From that point on I learned that in every situation you must protect your heart, but even more, you have to take things one day at a time. WE often get so caught up in what we are looking for that we lose sight of the bigger picture just having fun. Just living in the moment and creating memories that you’ll never forget. It’s ok to have memories with friends, where’s the harm in that? You do yourself the most harm when you jump the gun, and you don’t allow nature to take its course.
So now, now that can live for today, without trying to make the next guy I meet my husband, I no longer have to worry about being that girl.

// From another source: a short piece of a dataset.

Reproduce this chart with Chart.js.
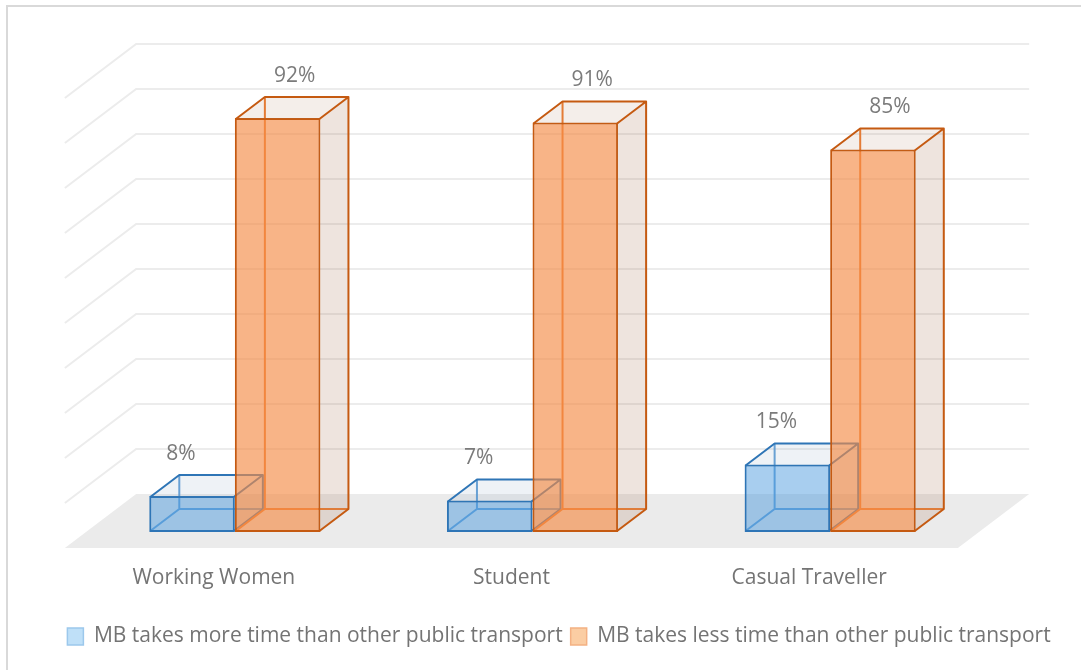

October 11, 2017 at 10:51 pm
Comme j’aime à le mentionner “le meilleur est à venir”. C’est ainsi que si le destin n’existe pas, chacun est alors responsable de son avenir et devenir. Court, va pour trouver l’homme qui saura te chérir et t’aimer passionnément. Le temps sera ton baromètre pour sonder sa sincérité à demeurer à tes côtés, femme de distinctions et d’honneur Mo’
October 18, 2017 at 8:14 pm
I can definitely relate to this. I’mearn to take my time and let things flow, whatever meant to be will happen at the right time.
December 21, 2017 at 2:44 pm
I like the idea of living and enjoying the moment with no intentions nor objectives. I can understand how we miss out by not letting nature take it’s course. Another thought is we don’t get so hurt because we don’t get so personal so fast. Instead of relating to others we try to possess them. Then it becomes a possessionship instead of a relationship.